Step-by-Step What to Do

1. Flush a nearby faucet first

  • Open a cold-water faucet on the same supply line (usually a sink on the same floor). Let it run for 30–60 seconds to push any loose sediment out of the house piping.
  • If water is discolored or sandy, run the faucet until it clears before working on the toilet.

2. Stop the toilet and inspect

  • Shut the toilet’s shut-off valve (located behind the tank) and flush to empty the tank.
  • Remove the tank lid and set it somewhere safe.

3. Check the fill valve inlet screen

  • Look where the supply hose connects to the fill valve. There’s often a small mesh screen inside the metal or plastic fitting.
  • If you see grit or buildup, place a bucket under the valve, disconnect the supply hose, and rinse the screen gently with clean water or brush it with an old toothbrush. Don’t poke hard with metal tools.

4. Inspect the refill tube and valve internals

  • Check the refill tube (the small hose from the fill valve to the overflow tube) for blockages, kinks, or pieces of debris.
  • If the refill tube is clogged or soft with sediment, replace it; they’re inexpensive and simple to swap.
  • With the valve reconnected, turn the supply back on slowly and watch for proper fill and shutoff.

5. Test and adjust

  • Let the tank fill and observe whether the valve seats fully and stops the flow. If it still runs, gently adjust the float height or the fill-screw per the valve type.
  • Cycle the toilet once after you’ve flushed the nearby faucet and cleaned screens. If the run stops, monitoring for a day is usually enough to confirm the issue is resolved.

What Not to Do

  • Don’t keep cycling the toilet right after an outage without flushing sediment first—grit can damage seals and make the problem worse.
  • Don’t stick metal picks or sharp tools into the fill valve or valve seat; you can nick the seal and create a lasting leak.
  • Don’t assume immediate replacement of the whole valve is necessary; often cleaning the inlet screen and refill tube fixes it.
  • Don’t pour strong chemicals into the tank to “clear” sediment; they won’t reach the valve screen and can damage rubber parts.
  • If the issue persists after these checks, calling a plumber is appropriate rather than continuing to force fixes yourself.

When to Call a Professional

  • If you cleaned the inlet screen and refill tube and the toilet still runs constantly.
  • If the valve leaks at the supply connection or the valve body looks cracked or worn.
  • If you’re uncomfortable shutting off or disconnecting the supply, or you suspect a pressure problem in the house lines.

Safety Notes

  • Turn off the toilet shut-off valve before disconnecting the supply hose to avoid water spills.
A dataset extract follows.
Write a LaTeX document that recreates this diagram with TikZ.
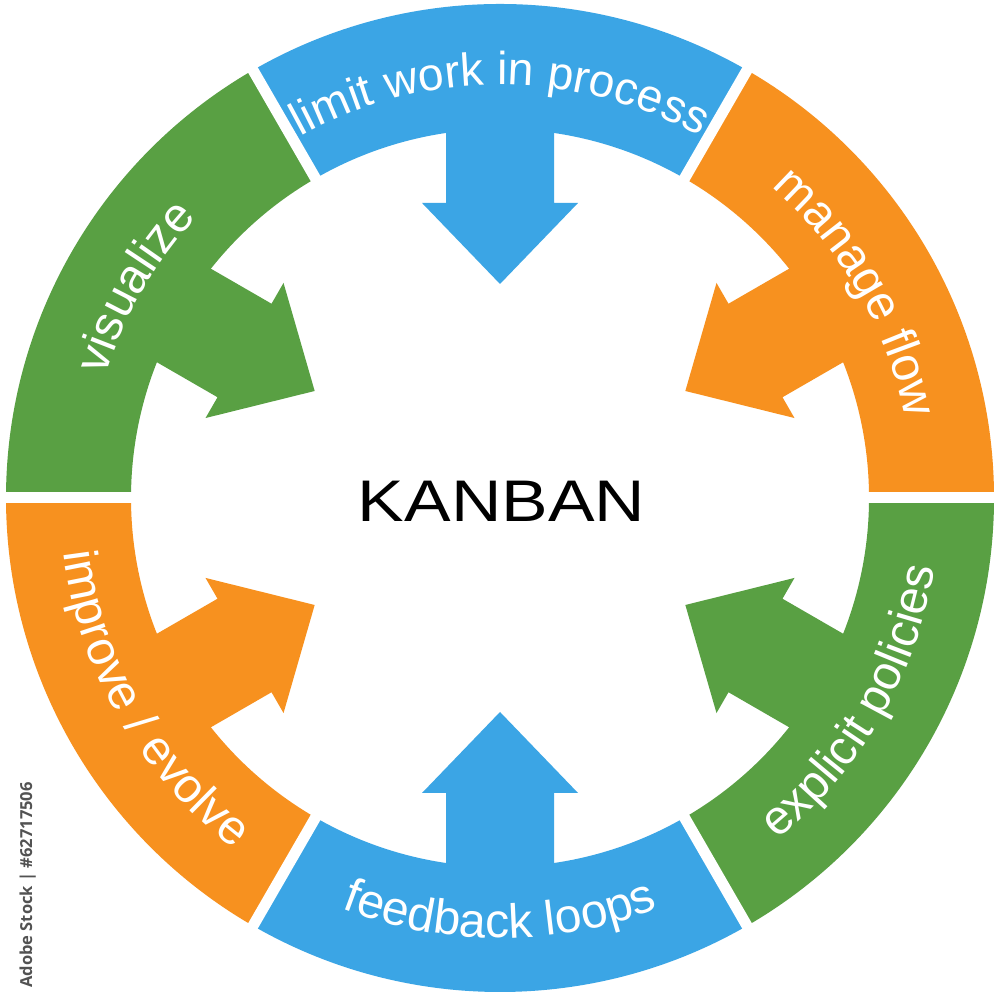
\documentclass[tikz,border=0pt]{standalone}
\usepackage{fontspec}
\setmainfont{Liberation Sans}
\newfontfamily\wmfont{Open Sans}
\usetikzlibrary{decorations.text}
\definecolor{kbblue}{HTML}{3BA5E5}
\definecolor{kborange}{HTML}{F7911F}
\definecolor{kbgreen}{HTML}{59A043}
\tikzset{
  gapline/.style={draw=white, line width=0.11cm},
  arrowshape/.style={fill=#1, draw=none},
  ringseg/.style={fill=#1, draw=none},
}
\newcommand{\ringfont}{\fontsize{13.7pt}{16pt}\selectfont\color{white}}
\newcommand{\topfont}{\fontsize{13.15pt}{16pt}\selectfont\color{white}}
\begin{document}
\begin{tikzpicture}
\useasboundingbox (0,0) rectangle (10,10);
\fill[white] (0,0) rectangle (10,10);
\coordinate (C) at (5,5.02);
\def\Ro{4.94}
\def\Ri{3.69}
% ring segments and inward arrows
\foreach \a/\c in {30/kborange, 90/kbblue, 150/kbgreen, 210/kborange, 270/kbblue, 330/kbgreen}{
  \path[ringseg=\c, shift={(C)}] (\a-30:\Ro) arc[start angle=\a-30, end angle=\a+30, radius=\Ro]
     -- (\a+30:\Ri) arc[start angle=\a+30, end angle=\a-30, radius=\Ri] -- cycle;
  \path[arrowshape=\c, shift={(C)}, rotate=\a] (3.80,0.54) -- (2.95,0.54) -- (2.95,0.78)
     -- (2.14,0) -- (2.95,-0.78) -- (2.95,-0.54) -- (3.80,-0.54) -- cycle;
}
% white gaps
\foreach \g in {0,60,120,180,240,300}{
  \draw[gapline, shift={(C)}] (\g:3.4) -- (\g:5.2);
}
% curved label on the top segment
\path[shift={(C)}, decorate, decoration={text along path, text align=center, text={|\topfont|limit work in process}}]
    (135:4.13) arc[start angle=135, end angle=45, radius=4.13];
% curved labels, upper half (clockwise, tops outward)
\foreach \a/\t in {30/{manage flow}, 150/{visualize}}{
  \path[shift={(C)}, decorate, decoration={text along path, text align=center, text/.expanded={|\noexpand\ringfont|\t}}]
    (\a+45:4.13) arc[start angle=\a+45, end angle=\a-45, radius=4.13];
}
% curved labels, lower half (counter-clockwise, tops inward)
\foreach \a/\t in {270/{feedback loops}, 210/{improve / evolve}, 330/{explicit policies}}{
  \path[shift={(C)}, decorate, decoration={text along path, text align=center, text/.expanded={|\noexpand\ringfont|\t}}]
    (\a-45:4.40) arc[start angle=\a-45, end angle=\a+45, radius=4.40];
}
% centre word
\node[font=\fontsize{16.7pt}{20pt}\selectfont, anchor=base, inner sep=0] (kanban) at (5.015,4.78) {\scalebox{1.19}[1]{KANBAN}};
% stock id
\node[font=\wmfont\bfseries\fontsize{4.7pt}{6pt}\selectfont, text=black!68, rotate=90, anchor=base, inner sep=0] (stockid) at (0.32,1.15) {Adobe Stock | \#62717506};
\end{tikzpicture}
\end{document}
Keep towels or a small bucket handy.
  • Avoid using metal tools inside plastic valve components to prevent cracking. Use gentle rinsing and a soft brush.
  • If water is discolored after an outage, avoid drinking it until it runs clear. Flushing lines first reduces sediment that can damage fixtures.

Common Homeowner Questions

  • How long should I run a faucet after service returns? Run it until water clears—usually 30–60 seconds; longer if it’s discolored.
  • Can I replace the fill valve myself? Yes, many homeowners can replace a fill valve; turn off water, drain the tank, and follow the part instructions. Stop and call a pro if you find cracked fittings or uncertain connections.
  • Will sediment damage other fixtures? It can; filters and screens in other fixtures may clog, so flush nearby taps and check appliance intakes if you notice issues.